Yesterday in La Crosse
Thursday, August 8th, 1974…not just any day on the calendar
Americans would crowd around TV sets on the night of August 8th in 1974, as the two-year Watergate scandal was about to come to an end. President Richard Nixon spoke at 8 o’clock, La Crosse time, saying he didn’t have enough political support in Congress to remain in office. The La Crosse city council paused its regular monthly meeting to watch Nixon’s address. Mayor Peter Gilbertson wasn’t happy about the resignation, because the impeachment charges against the president had not been voted on yet by the House. Gilbertson thought that former New York Governor Nelson Rockefeller might have plotted the scandal, as revenge for losing the presidential nomination to Nixon in 1968.

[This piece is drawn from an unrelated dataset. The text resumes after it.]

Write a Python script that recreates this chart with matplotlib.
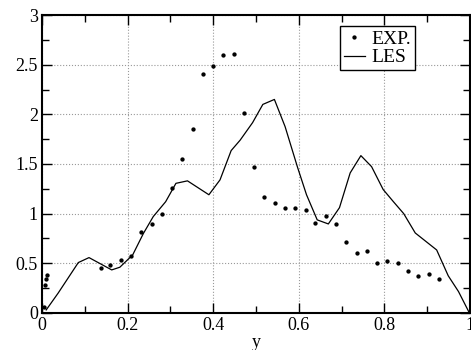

Nearly 200 students graduated from the technical school that Thursday night, during a ceremony at the Sawyer Auditorium. At the Vogue tavern on George Street, some customers wanted to watch a pre-season football game instead of the Nixon speech. An International Mime Festival was wrapping up at Viterbo College that week. And the Monroe County Fairgrounds in Tomah was hosting the National High School Rodeo.
On the radio, WKTY picked up the syndicated John Doremus show. Doremus was known for playing a medley of hit songs tied together by a common theme. His show had been heard on the easy-listening WWLA-FM until that summer, when the station switched to a top-40 format and was nicknamed LA-93, in 1974, yesterday in La Crosse.